Extravagant and delicious, a proper wedding is a welcome break away from the stupid and ugly side of life i.e. hoovering the skirting boards/throwing out receipts/being late.
Especially when it’s one of your oldest and most treasured friends and they’re marrying someone very nice and you have a feeling that there may be an invite to a diamond anniversary at some point in the hazy future provided we haven’t all been eaten by robots.
The friend in question arrived in my life when we were 13.
We met at the local riding school and started chatting one day about a very muddy pony called Benjamin and my abortive attempts to separate him from his shroud of filth and make him presentable again.
We (my friend and I, not the pony) remained thick as thieves through secondary school, lost touch in our late teens and were finally reunited about three years ago through the marvel of Facebook.
“You haven’t changed a bit” was the first thing she said when we met up for a coffee, and in truth, neither of us have really.
We both still like chatting, cups of tea and horses and everything else is detail.
So with all that said, it was a very happy and much anticipated day - except for the sodding rain, but you can’t have everything.

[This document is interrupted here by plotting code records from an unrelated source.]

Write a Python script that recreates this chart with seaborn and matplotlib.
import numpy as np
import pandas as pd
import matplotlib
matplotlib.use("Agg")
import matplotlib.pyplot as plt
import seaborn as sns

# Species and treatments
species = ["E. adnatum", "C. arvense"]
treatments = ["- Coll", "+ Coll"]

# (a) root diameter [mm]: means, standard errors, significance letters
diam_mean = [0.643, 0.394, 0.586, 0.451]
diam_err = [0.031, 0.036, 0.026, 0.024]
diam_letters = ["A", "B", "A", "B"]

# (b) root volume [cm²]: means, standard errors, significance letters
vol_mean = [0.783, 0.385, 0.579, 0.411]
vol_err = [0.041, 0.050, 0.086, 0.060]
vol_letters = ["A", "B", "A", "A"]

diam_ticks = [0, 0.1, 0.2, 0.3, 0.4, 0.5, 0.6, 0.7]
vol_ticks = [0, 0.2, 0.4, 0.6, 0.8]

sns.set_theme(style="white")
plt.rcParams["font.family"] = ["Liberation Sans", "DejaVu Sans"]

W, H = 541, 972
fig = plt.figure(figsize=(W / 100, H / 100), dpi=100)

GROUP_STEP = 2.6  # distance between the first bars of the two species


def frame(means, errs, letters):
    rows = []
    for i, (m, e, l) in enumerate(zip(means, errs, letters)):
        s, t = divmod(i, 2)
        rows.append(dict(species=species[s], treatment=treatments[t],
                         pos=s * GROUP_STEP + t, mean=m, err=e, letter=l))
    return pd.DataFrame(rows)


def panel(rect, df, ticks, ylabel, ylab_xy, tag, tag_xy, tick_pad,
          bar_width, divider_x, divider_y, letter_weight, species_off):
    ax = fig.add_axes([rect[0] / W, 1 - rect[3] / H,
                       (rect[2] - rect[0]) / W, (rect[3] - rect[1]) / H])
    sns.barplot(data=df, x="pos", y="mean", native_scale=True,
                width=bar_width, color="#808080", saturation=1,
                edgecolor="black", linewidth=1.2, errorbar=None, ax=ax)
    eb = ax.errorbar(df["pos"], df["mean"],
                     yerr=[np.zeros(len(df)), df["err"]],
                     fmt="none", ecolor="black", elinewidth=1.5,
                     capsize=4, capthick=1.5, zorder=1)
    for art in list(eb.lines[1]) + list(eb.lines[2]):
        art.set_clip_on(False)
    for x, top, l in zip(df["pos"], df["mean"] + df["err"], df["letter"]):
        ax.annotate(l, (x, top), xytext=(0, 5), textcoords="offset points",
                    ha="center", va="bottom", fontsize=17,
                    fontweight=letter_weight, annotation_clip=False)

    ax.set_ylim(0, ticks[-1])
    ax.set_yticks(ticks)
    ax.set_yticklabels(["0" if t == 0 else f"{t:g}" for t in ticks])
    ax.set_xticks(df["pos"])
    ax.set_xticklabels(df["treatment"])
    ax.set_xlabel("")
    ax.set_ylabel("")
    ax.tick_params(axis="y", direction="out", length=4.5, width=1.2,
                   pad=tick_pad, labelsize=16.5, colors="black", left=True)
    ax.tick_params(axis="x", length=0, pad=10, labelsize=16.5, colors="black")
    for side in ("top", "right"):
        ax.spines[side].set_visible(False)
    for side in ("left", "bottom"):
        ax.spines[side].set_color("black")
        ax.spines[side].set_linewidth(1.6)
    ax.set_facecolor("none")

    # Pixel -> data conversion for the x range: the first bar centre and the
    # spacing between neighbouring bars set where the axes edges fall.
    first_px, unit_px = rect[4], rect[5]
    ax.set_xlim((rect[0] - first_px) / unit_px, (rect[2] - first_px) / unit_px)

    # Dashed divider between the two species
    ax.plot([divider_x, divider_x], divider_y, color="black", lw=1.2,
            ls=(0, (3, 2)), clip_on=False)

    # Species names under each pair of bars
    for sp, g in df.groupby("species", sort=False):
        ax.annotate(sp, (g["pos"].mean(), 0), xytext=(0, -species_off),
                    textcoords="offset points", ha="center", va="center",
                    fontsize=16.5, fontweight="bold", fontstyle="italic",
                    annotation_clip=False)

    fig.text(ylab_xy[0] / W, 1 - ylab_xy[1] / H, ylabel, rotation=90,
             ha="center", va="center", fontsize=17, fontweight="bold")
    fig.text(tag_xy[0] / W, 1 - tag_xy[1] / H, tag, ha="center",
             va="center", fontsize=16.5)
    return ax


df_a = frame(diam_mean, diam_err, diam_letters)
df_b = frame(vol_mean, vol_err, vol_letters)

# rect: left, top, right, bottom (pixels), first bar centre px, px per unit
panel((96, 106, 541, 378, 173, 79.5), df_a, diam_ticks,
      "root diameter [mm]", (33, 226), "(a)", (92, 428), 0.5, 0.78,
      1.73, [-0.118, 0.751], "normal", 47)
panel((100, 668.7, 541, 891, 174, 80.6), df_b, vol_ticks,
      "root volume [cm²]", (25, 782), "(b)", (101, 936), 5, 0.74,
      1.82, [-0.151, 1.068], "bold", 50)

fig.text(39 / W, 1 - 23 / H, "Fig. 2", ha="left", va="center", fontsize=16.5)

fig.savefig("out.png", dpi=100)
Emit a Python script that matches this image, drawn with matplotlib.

True to form, my friend was ready 45 minutes early and cool as a cucumber throughout (‘there’s no excuse to be a Bridezilla’ she stated firmly - good for her).
She looked absolutely fantastic and combined with the venue (Crook Hall in Durham) the whole thing felt like a very English fairytale where a rabbit with a pocketwatch could appear at any given moment.
They got married outside in the gardens between the showers in a lucky 10 minutes and then we had drinks in front of a roaring fire and a delicious dinner in the Jacobean Hall with fantastic flowers and little sparkly crystals scattered everywhere.
I was very nervous about going on my own but thank God for the kind-hearted guests who took me under their wing.
If you have ever seen someone standing on their todd and looking nervous at such an occasion and gone up to talk to them for purely altruistic reasons then please pass go and collect £200.
At the evening do I had my tip top plus one and we had a little twirl to Young Hearts Run Free and made up a rude dance which in hindsight I’m going to blame on the gin and leave it at that.
It’s tempting at this part in the column, when I still have 100 words left to fill, to waffle on about the sanctity of marriage or the politics of weddings in some vaguely intelligent way. But I’d be getting way out of my depth so I’ll keep it simple.
Congratulations Mark and Emma, and thanks for a great day. I hope you have a jolly nice marriage.
I’m told the secret is separate bank accounts and resisting the urge to batter one another with the frying pan.
But I don’t know this first-hand, so I’ll ask you again, many, many years from now.